There is a certain kind of person who always seems to have something worth saying. They are the ones who shift the energy of a conversation, who bring an idea to the dinner table that nobody else had considered, who ask the question that makes everyone pause. You have met them. You probably want to be them. And more often than not, if you pay attention, they are the ones who listen to podcasts.
Think about the media landscape you are navigating every single day. The news cycle is relentless and increasingly heavy. Social media is designed to keep you on the platform as long as possible, feeding you content built to provoke a reaction rather than expand your thinking. Scrolling through Instagram or TikTok can be genuinely enjoyable. But overconsumption of content built purely for engagement has a cost, and most of us feel it. The low grade mental fatigue. The sense of having absorbed a lot without retaining anything. The hours that disappeared into a feed without giving anything back.
Podcasts sit in a completely different category. They are not passive. They are not designed to trap you. You choose a show, you choose an episode, and you choose to give it your attention. That intentionality is what makes all the difference.
When you listen to a podcast, your brain is not switched off. It is working. It is building connections, filing ideas, storing perspectives.
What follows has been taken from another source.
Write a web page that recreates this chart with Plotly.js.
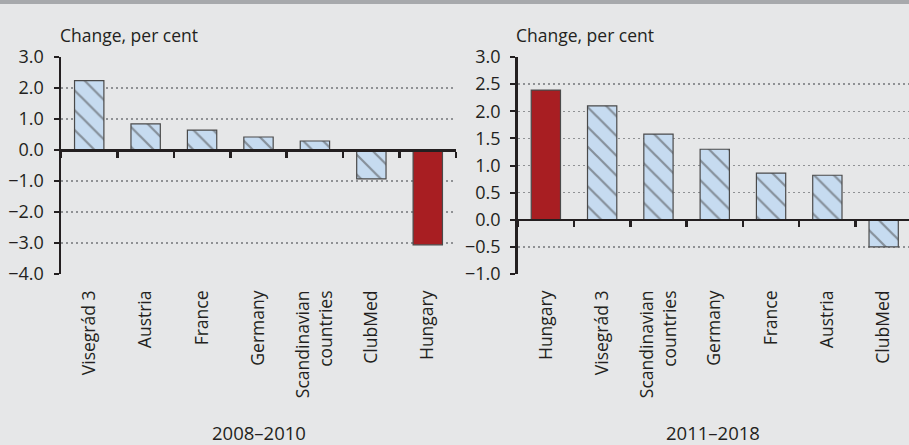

Listening to a real conversation for twenty minutes, forty minutes, an hour, leaves something behind. And that something shows up the next time you are sitting across from someone and you actually have something worth saying.
Think about how you consume podcasts. You are commuting. You are cooking. You are at the gym or on a walk or lying on the sofa on a Sunday morning. And while you are doing all of that, someone is talking to you about something that matters. An idea you had never considered. A story you had never heard. A perspective that shifts something quietly in the way you see a situation you are currently living through.
That is not just entertainment. That is material. And podcast listeners carry it everywhere they go.
There is a specific pleasure in being the person who says I was listening to something recently that made me think about this differently, and watching a conversation shift because of it. That moment is not accidental. It is the natural output of consistently choosing a form of media that gives you something to bring to the room.
This is also why podcasts have become one of the most organic forms of social currency in recent years. Ask someone what they are listening to right now and you will learn more about them in thirty seconds than most conversations reveal in an hour. The shows people choose reflect what they are curious about, what they are working through, what kind of thinker they are. It is a question that opens doors in a way that asking someone what they are watching rarely does.
And here is what makes podcast listeners genuinely different. They chose this. In a world full of content engineered to grab your attention without your permission, they made an active decision to sit with a conversation long enough to actually absorb it. That discipline, quiet as it is, shapes how they think, how they listen, and ultimately how they show up when it is their turn to speak.
There are over 584 million people listening to podcasts around the world right now. They are commuting, cooking, walking, doing life, and quietly filling themselves up with ideas and perspectives they will bring to the next conversation they have. Not because they are trying to impress anyone. But because that is simply what happens when you consistently choose a format that gives you something real to work with.